At the Panembahan Senopati Hospital, hundreds of patients wait on straw mats and blankets for treatment. Surgical procedures such as setting bones and stitching wounds are being carried out in the open air, while vanloads of injured people continue to pour in from rural areas.

Hospital coordinator Daburidiah says medical supplies are running short, and more patients are on the way.

He says right now they need tools for operations, metal plates and pins for broken bones, as well as sutures, antibiotics and medication for tetanus. All of these are in short supply, he adds, because most people here have suffered serious fractures.

Daburidiah says that the number of patients at the hospital has declined somewhat since Sunday. Thirty-two died during the night. Some are going back to their villages although most of the homes, even the ones still standing, are too dangerous to live in.
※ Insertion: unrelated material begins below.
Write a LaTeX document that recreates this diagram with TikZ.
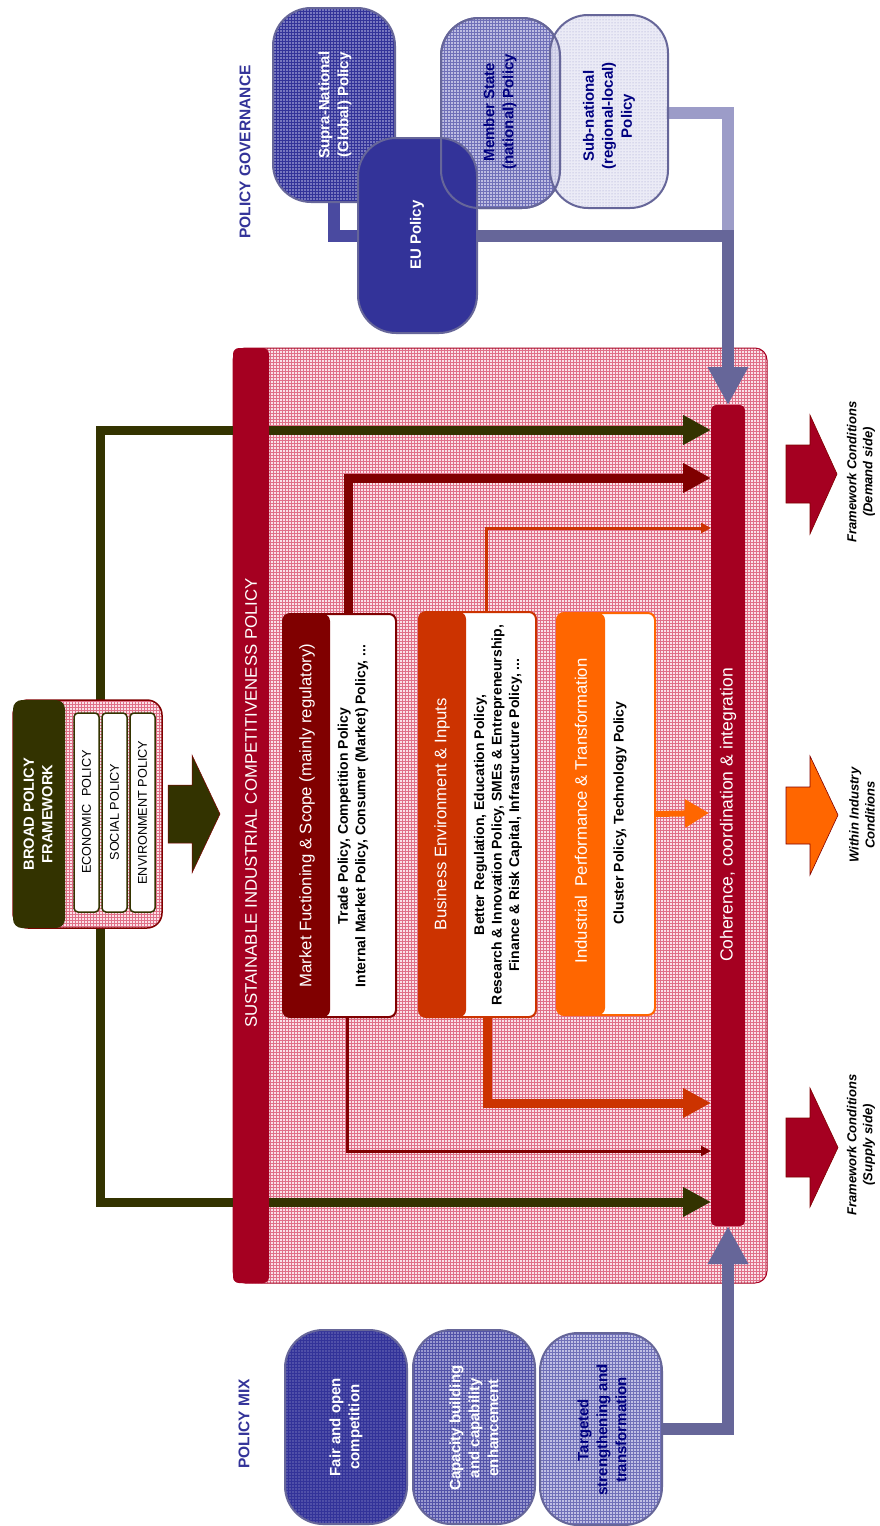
\documentclass[tikz,border=0pt]{standalone}
\usepackage{fontspec}
\setmainfont{Liberation Sans}
\usetikzlibrary{arrows.meta,patterns}
\definecolor{cCrimson}{HTML}{A50021}
\definecolor{cMaroon}{HTML}{800000}
\definecolor{cOrRed}{HTML}{CC3300}
\definecolor{cOrange}{HTML}{FF6600}
\definecolor{cOlive}{HTML}{333300}
\definecolor{cNavy}{HTML}{000080}
\definecolor{cGov}{HTML}{333399}
\definecolor{cGray}{HTML}{666699}
\definecolor{cPink}{HTML}{FAE2E8}
\definecolor{cPinkGrid}{HTML}{E07088}
\definecolor{cSupra}{HTML}{7878BF}
\definecolor{cFair}{HTML}{5050A8}
\definecolor{cCapa}{HTML}{9A9AD0}
\definecolor{cMember}{HTML}{BDBDE2}
\definecolor{cTarg}{HTML}{C0C0E4}
\definecolor{cSub}{HTML}{E6E6F4}
\definecolor{cSubLine}{HTML}{9C9CC8}
\definecolor{cSupraLine}{HTML}{4A4AA0}
\newcommand\fsz[2]{\fontsize{#1}{#2}\selectfont}
\begin{document}
\begin{tikzpicture}[x=1pt,y=-1pt,
  every node/.style={inner sep=0pt, outer sep=0pt},
  rtxt/.style={rotate=90, align=center},
  pinkfill/.style={preaction={fill=cPink}, pattern=grid, pattern color=cPinkGrid},
  govbox/.style={draw=cGray, line width=2pt, rounded corners=38pt, minimum width=#1, minimum height=194pt},
  pbox/.style={fill=white, line width=2pt, rounded corners=7pt},
  phead/.style={rounded corners=7pt, minimum width=47pt},
  bigtip/.style={-{Triangle[length=28pt,width=28pt]}},
  smalltip/.style={-{Triangle[length=10pt,width=10pt]}},
  fattip/.style={-{Triangle[length=38pt,width=38pt]}},
  headtxt/.style={rtxt, text=white, font=\fsz{16.7}{20}},
  bodytxt/.style={rtxt, text=black, font=\bfseries\fsz{14}{17.5}},
  gtxt/.style={rtxt, font=\bfseries\fsz{15}{19}},
  outtxt/.style={rtxt, text=black, font=\bfseries\itshape\fsz{13}{16}},
  outarrow/.style={draw=cMaroon, line width=0.6pt}
]
\useasboundingbox (0,0) rectangle (879,1526);
\fill[white] (0,0) rectangle (879,1526);

% ---------- main panel ----------
\node[pinkfill, draw=cCrimson, line width=1pt, rounded corners=12pt,
      minimum width=534pt, minimum height=935pt] (sicp) at (500,815.5) {};

% named connector ends
\coordinate (bpfT) at (100,702);
\coordinate (bpfB) at (100,926);
\coordinate (cO1) at (711,430);
\coordinate (cO2) at (711,1202);
\coordinate (cM1) at (711,478);
\coordinate (cM2) at (711,1151);
\coordinate (cB1) at (711,528);
\coordinate (cB2) at (711,1103);
\coordinate (cI) at (709,813);
\coordinate (mT) at (348,615);
\coordinate (mB) at (347,1016);
\coordinate (bT) at (486,613);
\coordinate (bB) at (487,1016);
\coordinate (jn) at (728,236);
\coordinate (cohN) at (728,405);
\coordinate (supraS) at (334,200);
\coordinate (euW) at (360,236);
\coordinate (subE) at (666,112.5);

% olive connectors (behind left bar)
\draw[cOlive, line width=9pt, bigtip] (bpfT) |- (cO1);
\draw[cOlive, line width=9pt, bigtip] (bpfB) |- (cO2);

% left bar
\node[fill=cCrimson, rounded corners=6pt, minimum width=36pt, minimum height=935pt] (sicpbar) at (251,815.5) {};
\node[rtxt, text=white, font=\fsz{16.8}{20}] (sicptxt) at (251,803) {SUSTAINABLE INDUSTRIAL COMPETITIVENESS POLICY};

% policy connectors
\draw[cMaroon, line width=9pt, bigtip] (mT) |- (cM1);
\draw[cMaroon, line width=3pt, smalltip] (mB) |- (cM2);
\draw[cOrRed, line width=3pt, smalltip] (bT) |- (cB1);
\draw[cOrRed, line width=9pt, bigtip] (bB) |- (cB2);

% market box
\node[pbox, draw=cMaroon, minimum width=113pt, minimum height=403pt] (mkt) at (339.5,815.5) {};
\node[phead, fill=cMaroon, minimum height=403pt] (mkth) at (306.5,815.5) {};
\node[headtxt] (mktt) at (307,815.5) {Market Fuctioning \& Scope (mainly regulatory)};
\node[bodytxt] (mktb) at (353,816) {Trade Policy, Competition Policy\\Internal Market Policy, Consumer (Market) Policy, ...};

% business box
\node[pbox, draw=cOrRed, minimum width=117pt, minimum height=405pt] (bus) at (477.5,814.5) {};
\node[phead, fill=cOrRed, minimum height=405pt] (bush) at (442.5,814.5) {};
\node[headtxt] (bust) at (442,814) {Business Environment \& Inputs};
\node[bodytxt] (busb) at (498,815) {Better Regulation, Education Policy,\\Research \& Innovation Policy, SMEs \& Entrepreneurship,\\Finance \& Risk Capital, Infrastructure Policy, ...};

% industrial box
\node[pbox, draw=cOrange, minimum width=98pt, minimum height=402pt] (ind) at (606,814) {};
\node[phead, fill=cOrange, minimum width=48pt, minimum height=402pt] (indh) at (581,814) {};
\node[headtxt] (indt) at (581,811) {Industrial\ \ Performance \& Transformation};
\node[bodytxt] (indb) at (620,813) {Cluster Policy, Technology Policy};
\draw[cOrange, line width=6pt, -{Triangle[length=24pt,width=27pt]}] (ind.east) -- (cI);

% governance connectors
\draw[cSupraLine, line width=12pt] (supraS) |- (euW);
\draw[cSubLine, line width=12pt] (subE) -| (jn);

% governance boxes
\node[govbox=122pt, preaction={fill=cSupra}, pattern=grid, pattern color=cGov] (supra) at (334,105) {};
\node[govbox=119pt, minimum height=190pt, preaction={fill=cMember}, pattern=grid, pattern color=cGov!70] (member) at (500.5,113) {};
\node[govbox=118pt, minimum height=193pt, preaction={fill=cSub, fill opacity=0.8}, pattern=dots, pattern color=cGov!50] (sub) at (609,111.5) {};
\node[govbox=119pt, minimum height=195pt, fill=cGov] (eu) at (417.5,235.5) {};
\node[draw=cGray, line width=2pt, rounded corners=38pt, minimum width=119pt, minimum height=190pt] (memberoutline) at (500.5,113) {};

\draw[cGray, line width=12pt, fattip] (eu.east) -| (cohN);

\node[gtxt, text=white] (suprat) at (335,105) {Supra-National\\(Global) Policy};
\node[gtxt, text=white] (eut) at (417,235) {EU Policy};
\node[gtxt, text=cNavy] (membert) at (500,112) {Member State\\(national) Policy};
\node[gtxt, text=cNavy] (subt) at (609,116) {Sub-national\\(regional-local)\\Policy};
\node[rtxt, text=cGov, font=\bfseries\fsz{15.5}{19}] (govt) at (245,152) {POLICY GOVERNANCE};

% right bar
\node[fill=cCrimson, rounded corners=5pt, minimum width=34pt, minimum height=821pt] (coh) at (728,815.5) {};
\node[rtxt, text=white, font=\fsz{17.5}{20}] (coht) at (728,815) {Coherence, coordination \& integration};

% policy mix
\node[govbox=122pt, preaction={fill=cFair}, pattern=grid, pattern color=cGov] (fair) at (346,1427) {};
\node[govbox=122pt, preaction={fill=cCapa}, pattern=grid, pattern color=cGov!85] (capa) at (474,1427) {};
\node[govbox=122pt, minimum height=192pt, preaction={fill=cTarg}, pattern=grid, pattern color=cGov!70] (targ) at (601,1429) {};
\draw[cGray, line width=12pt, fattip] (targ.east) -| (coh.south);
\node[gtxt, text=white] (fairt) at (346,1427) {Fair and open\\competition};
\node[gtxt, text=white] (capat) at (474,1428) {Capacity building\\and capability\\enhancement};
\node[gtxt, text=cNavy] (targt) at (602,1430) {Targeted\\strengthening and\\transformation};
\node[rtxt, text=cGov, font=\bfseries\fsz{15.5}{19}] (mixt) at (244,1424) {POLICY MIX};

% broad policy framework
\node[pinkfill, draw=cMaroon, line width=1.5pt, rounded corners=15pt, minimum width=149pt, minimum height=228pt] (bpf) at (87.5,814) {};
\node[fill=cOlive, rounded corners=9pt, minimum width=52pt, minimum height=228pt] (bpfh) at (39,814) {};
\node[rtxt, text=white, font=\bfseries\fsz{14.7}{18.5}] (bpft) at (38,814) {BROAD POLICY\\FRAMEWORK};
\node[draw=cOlive, line width=1.5pt, fill=white, rounded corners=4pt, minimum width=25pt, minimum height=199pt] (econ) at (86.5,812.5) {};
\node[draw=cOlive, line width=1.5pt, fill=white, rounded corners=4pt, minimum width=25pt, minimum height=199pt] (soc) at (114.5,812.5) {};
\node[draw=cOlive, line width=1.5pt, fill=white, rounded corners=4pt, minimum width=25pt, minimum height=199pt] (env) at (142.5,812.5) {};
\node[rtxt, font=\fsz{12.7}{15}] (econt) at (86.5,812) {ECONOMIC\ \ POLICY};
\node[rtxt, font=\fsz{12.7}{15}] (soct) at (114.5,812) {SOCIAL POLICY};
\node[rtxt, font=\fsz{12.7}{15}] (envt) at (142.5,812.5) {ENVIRONMENT POLICY};

% big olive arrow
\path[fill=cOlive, draw=cMaroon, line width=0.5pt] (168,785) -- (192,785) -- (192,755) -- (220,814) -- (192,873) -- (192,843) -- (168,843) -- cycle;

% output arrows
\path[fill=cCrimson, outarrow] (786,445) -- (810,445) -- (810,415) -- (837,474) -- (810,534) -- (810,503) -- (786,503) -- cycle;
\path[fill=cOrange, outarrow] (786,787) -- (810,787) -- (810,756) -- (838,815) -- (810,875) -- (810,844) -- (786,844) -- cycle;
\path[fill=cCrimson, outarrow] (786,1118) -- (810,1118) -- (810,1088) -- (838,1147.5) -- (810,1207) -- (810,1177) -- (786,1177) -- cycle;
\node[outtxt] (demt) at (861,472) {Framework Conditions\\(Demand side)};
\node[outtxt] (witht) at (862,815) {Within Industry\\Conditions};
\node[outtxt] (supt) at (861,1145) {Framework Conditions\\(Supply side)};
\end{tikzpicture}
\end{document}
Nearly every building in Bantul, Yogyakarta's southern district, was shaken to rubble by Saturday's earthquake.

Sunaro, a patient at the hospital, lies on a blanket with a broken leg and recently dressed head wounds. He says he was injured trying to recover belongings from the ruins of his house.
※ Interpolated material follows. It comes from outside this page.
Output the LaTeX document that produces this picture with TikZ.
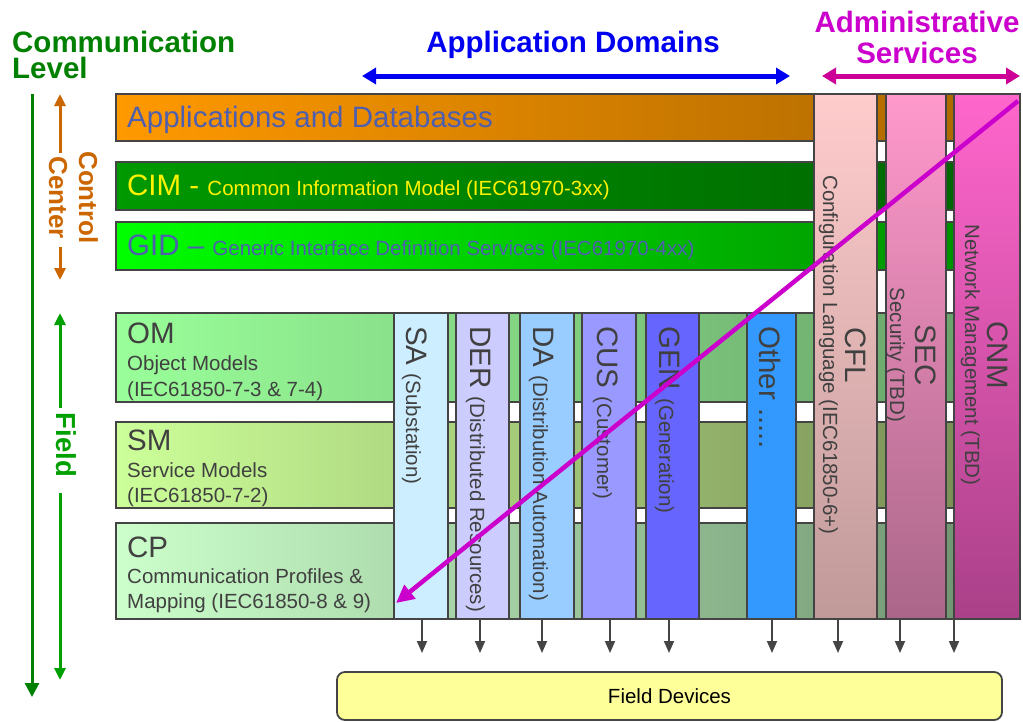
\documentclass[tikz,border=0pt]{standalone}
\usepackage{fontspec}
\setmainfont{Liberation Sans}
\usetikzlibrary{arrows.meta}
\definecolor{linegray}{HTML}{444444}
\definecolor{txtgray}{HTML}{404040}
\definecolor{slate}{RGB}{79,95,175}
\definecolor{cgreen}{RGB}{0,128,0}
\definecolor{fgreen}{RGB}{0,160,0}
\definecolor{corange}{RGB}{204,102,0}
\definecolor{cmag}{RGB}{204,0,204}
\definecolor{amag}{RGB}{204,0,150}
\definecolor{cblue}{RGB}{0,0,240}
\definecolor{appL}{HTML}{FF9900}\definecolor{appR}{HTML}{AA6600}
\definecolor{cimL}{HTML}{009900}\definecolor{cimR}{HTML}{006400}
\definecolor{gidL}{HTML}{00FF00}\definecolor{gidR}{HTML}{008A00}
\definecolor{omL}{RGB}{153,255,153}\definecolor{omR}{RGB}{104,158,104}
\definecolor{smL}{RGB}{204,255,153}\definecolor{smR}{RGB}{116,136,81}
\definecolor{cpL}{RGB}{204,255,204}\definecolor{cpR}{RGB}{108,143,108}
\definecolor{saC}{RGB}{204,238,255}
\definecolor{derC}{RGB}{204,204,255}
\definecolor{daC}{RGB}{153,204,255}
\definecolor{cusC}{RGB}{153,153,255}
\definecolor{genC}{RGB}{102,102,255}
\definecolor{othC}{RGB}{51,153,255}
\definecolor{cflT}{RGB}{255,204,204}\definecolor{cflB}{RGB}{192,153,153}
\definecolor{secT}{RGB}{255,153,204}\definecolor{secB}{RGB}{170,102,136}
\definecolor{cnmT}{RGB}{255,102,204}\definecolor{cnmB}{RGB}{170,64,136}
\definecolor{fdC}{RGB}{255,255,153}
\newcommand{\BigT}{\fontsize{29.5}{34}\selectfont}
\newcommand{\SmT}{\fontsize{20.5}{25}\selectfont}
\begin{document}
\begin{tikzpicture}[x=1pt,y=-1pt,
  box/.style={draw=linegray, line width=1.8pt, anchor=north west, outer sep=0pt, inner sep=0pt},
  hdr/.style={font=\bfseries\fontsize{29.5}{32}\selectfont, inner sep=0pt},
  rowtxt/.style={anchor=base west, inner sep=0pt},
  coltxt/.style={rotate=-90, anchor=base west, inner sep=0pt, text=txtgray},
  admtxt/.style={rotate=-90, anchor=base, inner sep=0pt, text=txtgray},
  sidetxt/.style={rotate=-90, anchor=base, inner sep=0pt, font=\bfseries\fontsize{26}{30}\selectfont},
  dnarrow/.style={draw=linegray, line width=1.8pt, -{Triangle[width=10pt,length=12pt]}},
  sidearrow/.style={line width=3pt, -{Triangle[width=11pt,length=12pt]}},
  toparrow/.style={line width=5pt, {Triangle[width=16pt,length=14pt]}-{Triangle[width=16pt,length=14pt]}},
]
\useasboundingbox (0,0) rectangle (1023,721);

% headers
\node[hdr, font=\bfseries\fontsize{29.5}{26}\selectfont, text=cgreen, anchor=north west, align=left] (comm) at (12,30.5) {Communication\\Level};
\node[hdr, text=cblue, anchor=base] (appdom) at (573,52) {Application Domains};
\node[hdr, font=\bfseries\fontsize{29.5}{31}\selectfont, text=cmag, anchor=north, align=center] (admin) at (917,10.5) {Administrative\\Services};

\coordinate (ad1) at (362,76); \coordinate (ad2) at (790,76);
\draw[toparrow, cblue] (ad1) -- (ad2);
\coordinate (as1) at (822,76); \coordinate (as2) at (1020,76);
\draw[toparrow, amag] (as1) -- (as2);

% horizontal bars
\node[box, minimum width=902, minimum height=47, left color=appL, right color=appR] (app) at (116,94) {};
\node[box, minimum width=902, minimum height=48, left color=cimL, right color=cimR] (cim) at (116,162) {};
\node[box, minimum width=902, minimum height=48, left color=gidL, right color=gidR] (gid) at (116,222) {};
\node[box, minimum width=902, minimum height=89, left color=omL, right color=omR] (om) at (116,313) {};
\node[box, minimum width=902, minimum height=86, left color=smL, right color=smR] (sm) at (116,422) {};
\node[box, minimum width=902, minimum height=96, left color=cpL, right color=cpR] (cp) at (116,523) {};

\node[rowtxt, text=slate, font=\BigT] (apptxt) at (127,127) {Applications and Databases};
\node[rowtxt, text=yellow] (cimtxt) at (127,195) {\BigT CIM - \SmT Common Information Model (IEC61970-3xx)};
\node[rowtxt, text=slate] (gidtxt) at (127,255) {\BigT GID -- \SmT Generic Interface Definition Services (IEC61970-4xx)};

\node[rowtxt, text=txtgray, font=\BigT] (om1) at (127,343) {OM};
\node[rowtxt, text=txtgray, font=\SmT] (om2) at (127,370) {Object Models};
\node[rowtxt, text=txtgray, font=\SmT] (om3) at (127,396) {(IEC61850-7-3 \& 7-4)};
\node[rowtxt, text=txtgray, font=\BigT] (sm1) at (127,450) {SM};
\node[rowtxt, text=txtgray, font=\SmT] (sm2) at (127,477) {Service Models};
\node[rowtxt, text=txtgray, font=\SmT] (sm3) at (127,502) {(IEC61850-7-2)};
\node[rowtxt, text=txtgray, font=\BigT] (cp1) at (127,557) {CP};
\node[rowtxt, text=txtgray, font=\SmT] (cp2) at (127,583) {Communication Profiles \&};
\node[rowtxt, text=txtgray, font=\SmT] (cp3) at (127,608) {Mapping (IEC61850-8 \& 9)};

% domain columns
\node[box, minimum width=54, minimum height=306, fill=saC] (sa) at (394,313) {};
\node[box, minimum width=53, minimum height=306, fill=derC] (der) at (456,313) {};
\node[box, minimum width=54, minimum height=306, fill=daC] (da) at (520,313) {};
\node[box, minimum width=54, minimum height=306, fill=cusC] (cus) at (582,313) {};
\node[box, minimum width=53, minimum height=306, fill=genC] (gen) at (646,313) {};
\node[box, minimum width=49, minimum height=306, fill=othC] (oth) at (747,313) {};
% admin columns
\node[box, minimum width=63, minimum height=525, top color=cflT, bottom color=cflB] (cfl) at (814,94) {};
\node[box, minimum width=60, minimum height=525, top color=secT, bottom color=secB] (sec) at (886,94) {};
\node[box, minimum width=66, minimum height=525, top color=cnmT, bottom color=cnmB] (cnm) at (954,94) {};

\node[coltxt] (satxt) at (406,326) {\BigT SA \SmT (Substation)};
\node[coltxt] (dertxt) at (470,326) {\BigT DER \SmT (Distributed Resources)};
\node[coltxt] (datxt) at (533,326) {\BigT DA \SmT (Distribution Automation)};
\node[coltxt] (custxt) at (597,326) {\BigT CUS \SmT (Customer)};
\node[coltxt] (gentxt) at (659,326) {\BigT GEN \SmT (Generation)};
\node[coltxt] (othtxt) at (759,326) {\BigT Other .....};

\node[admtxt, font=\BigT] (cfl1) at (845,355) {CFL};
\node[admtxt, font=\SmT] (cfl2) at (823,355) {Configuration Language (IEC61850-6+)};
\node[admtxt, font=\BigT] (sec1) at (915,355) {SEC};
\node[admtxt, font=\SmT] (sec2) at (890,355) {Security (TBD)};
\node[admtxt, font=\BigT] (cnm1) at (987,355) {CNM};
\node[admtxt, font=\SmT] (cnm2) at (965,355) {Network Management (TBD)};

% field devices
\node[draw=linegray, line width=1.8pt, fill=fdC, rounded corners=8pt, minimum width=665, minimum height=48, inner sep=0pt, font=\SmT] (fd) at (669.5,696) {Field Devices};
\foreach \n/\x in {sa/422, der/480, da/542, cus/610, gen/669, oth/772, cfl/838, sec/900, cnm/954}{
  \coordinate (t\n) at (\x,653);
  \draw[dnarrow] (t\n |- \n.south) -- (t\n);
}

% side annotations
\coordinate (lv1) at (32,94); \coordinate (lv2) at (32,697);
\draw[sidearrow, cgreen, -{Triangle[width=14pt,length=14pt]}] (lv1) -- (lv2);
\node[sidetxt, text=corange] (ctrl1) at (79,197.5) {Control};
\node[sidetxt, text=corange] (ctrl2) at (49,197.5) {Center};
\coordinate (cc1) at (60,153); \coordinate (cc2) at (60,94);
\coordinate (cc3) at (60,247); \coordinate (cc4) at (60,280);
\draw[sidearrow, corange] (cc1) -- (cc2);
\draw[sidearrow, corange] (cc3) -- (cc4);
\node[sidetxt, text=fgreen, font=\bfseries\fontsize{27.5}{30}\selectfont] (fieldtxt) at (56,445) {Field};
\coordinate (fa1) at (60,408); \coordinate (fa2) at (60,313);
\coordinate (fa3) at (60,493); \coordinate (fa4) at (60,680);
\draw[sidearrow, fgreen] (fa1) -- (fa2);
\draw[sidearrow, fgreen] (fa3) -- (fa4);

% diagonal
\coordinate (dg1) at (1018,101); \coordinate (dg2) at (396,603);
\draw[cmag, line width=4.5pt, -{Triangle[width=17pt,length=18pt]}] (dg1) -- (dg2);
\end{tikzpicture}
\end{document}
He says he fled with his family when the quake struck Saturday. But he went back the next day and a piece of the doorway fell on his leg. He says he's lucky, because he was able to make it to the hospital on his own.

On the main road through Bantul, hundreds of people beg for food, holding out empty boxes. One of them, 18-year old Desid, says her family is depending on donations from people driving by.

She says if someone gives them food, they can eat, as they did this morning. But they don't have anything right now. The earthquake took everything, she says - the schools and everything else.

Relief agencies estimate that 200 thousand people were made homeless by the temblor.

President Susilo Bambang Yudhoyono has set up an office in the area to oversee recovery efforts, and has visited several sites in the southern part of the city. He appealed Sunday to the international community for humanitarian aid, and pledged one trillion rupiah, or more than $100 million, for reconstruction.

Relief organizations Monday distributed truckloads of supplies. The Red Cross and Red Crescent delivered tents for 10,000 homeless. And the World Food Program says it is distributing 100 metric tons of food to hospitals and disaster relief centers in the area.